Megakaryocyte Growth Factors - Recombinant thrombopoietin: Eltrombopag

Answer 25

• Recombinant thrombopoietin: Eltrombopag (thrombopoietin nonpeptide agonist)
• Orally active thrombopoietin receptor agonist
• Also approved for Hepatitis C associated thrombocytopenia - to maintain interferon therapy
• Used to be a restricted drug by FDA for concern for hepatotoxicity
• Restriction lifted in 2011
• Black box warning : may increase risk of hepatic decompensation when used in combination with
  interferon and ribavirin in patients with chronic hepatitis C

Question 26

Hematopoietic Growth factors - summary

Answer 26

*Available hematopoietic growth factors include:
* EPO to increase red blood cell production
* G-CSF and GM-CSF to increase granulocyte production
* TPO mimetics to increase platelet numbers.

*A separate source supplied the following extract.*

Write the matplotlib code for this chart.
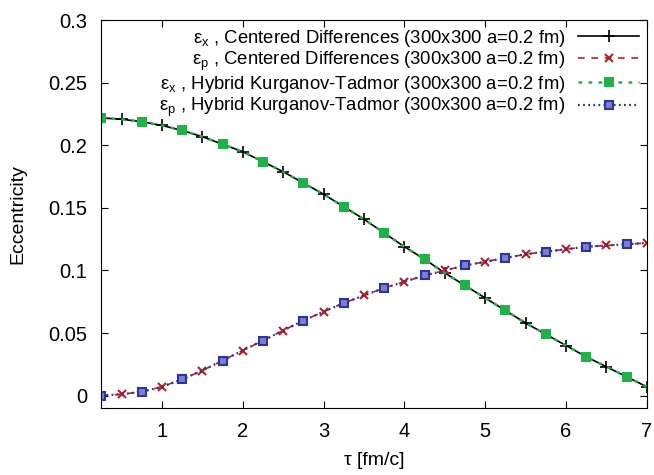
import matplotlib
matplotlib.use('Agg')
import matplotlib.pyplot as plt
import numpy as np

plt.rcParams['font.family'] = ['Liberation Sans', 'DejaVu Sans']
plt.rcParams['mathtext.fontset'] = 'custom'
plt.rcParams['mathtext.rm'] = 'Liberation Sans'

# tau [fm/c], sampled every 0.25
tau = [0.25, 0.5, 0.75, 1.0, 1.25, 1.5, 1.75, 2.0, 2.25, 2.5, 2.75, 3.0, 3.25, 3.5,
       3.75, 4.0, 4.25, 4.5, 4.75, 5.0, 5.25, 5.5, 5.75, 6.0, 6.25, 6.5, 6.75, 7.0]

eps_x = [0.222, 0.221, 0.219, 0.216, 0.212, 0.207, 0.201, 0.195, 0.187, 0.179, 0.170,
         0.161, 0.151, 0.141, 0.130, 0.119, 0.109, 0.098, 0.088, 0.078, 0.068, 0.058,
         0.049, 0.040, 0.031, 0.023, 0.015, 0.007]

eps_p = [0.000, 0.001, 0.003, 0.007, 0.013, 0.020, 0.028, 0.036, 0.044, 0.052, 0.060,
         0.067, 0.074, 0.080, 0.086, 0.091, 0.096, 0.100, 0.104, 0.107, 0.110, 0.113,
         0.115, 0.117, 0.119, 0.120, 0.121, 0.122]

labels = [
    r"ε$_\mathrm{x}$ , Centered Differences (300x300 a=0.2 fm)",
    r"ε$_\mathrm{p}$ , Centered Differences (300x300 a=0.2 fm)",
    r"ε$_\mathrm{x}$ , Hybrid Kurganov-Tadmor (300x300 a=0.2 fm)",
    r"ε$_\mathrm{p}$ , Hybrid Kurganov-Tadmor (300x300 a=0.2 fm)",
]

fig = plt.figure(figsize=(6.54, 4.75), dpi=100)
ax = fig.add_axes([0.155, 0.141, 0.834, 0.816])

ax.plot(tau, eps_x, '-', color='black', lw=1.2, marker='+', ms=9, mew=1.2,
        markevery=(1, 2), label=labels[0])
ax.plot(tau, eps_p, '--', color='#b22222', lw=1.2, marker='x', ms=6, mew=1.5,
        markevery=(1, 2), dashes=(4, 4), label=labels[1])
ax.plot(tau, eps_x, ':', color='#22b04a', lw=1.8, marker='s', ms=5.5, mew=1.5,
        markevery=(0, 2), mfc='#22b04a', dashes=(1.5, 2.5), label=labels[2])
ax.plot(tau, eps_p, ':', color='#2b35a0', lw=1.6, marker='s', ms=6, mew=1.5,
        markevery=(0, 2), mfc='#8080c8', dashes=(0.8, 1.5), label=labels[3])

ax.set_xlim(0.25, 7)
ax.set_ylim(-0.01, 0.3)
ax.set_xticks([1, 2, 3, 4, 5, 6, 7])
ax.set_yticks([0, 0.05, 0.1, 0.15, 0.2, 0.25, 0.3])
ax.set_yticklabels(['0', '0.05', '0.1', '0.15', '0.2', '0.25', '0.3'])
ax.tick_params(direction='in', top=True, right=True, length=5, labelsize=14.5, pad=10)

ax.set_xlabel('τ [fm/c]', fontsize=14, labelpad=8)
ax.set_ylabel('Eccentricity', fontsize=14, labelpad=16)

ax.legend(loc='upper right', frameon=False, markerfirst=False, fontsize=13.3,
          handlelength=3.3, labelspacing=0.05, borderaxespad=0.2, handletextpad=0.7,
          borderpad=0.2)

fig.savefig('out.png', dpi=100)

A. Erythroid growth factors: Epoetin alpha, Darbepoetin, Erythropoietin
B. Hypoxia-inducible factor prolyl hydroxylase inhibitors (HIF PHIs): Daprodustat
C. Myeloid growth factors: Filgrastim, Pegfilgrastim, Plerixafor, Sagramostim
D. Megakaryocyte growth factors: Interleukin 11, Oprelvekin, Romiplostim, Eltrombopag

*Clinical examples of HGFs use are:
* renal failure
* chemotherapy-induced cytopenia
* bone marrow failure syndromes
* thrombocytopenia of immune thrombocytopenic purpura (ITP).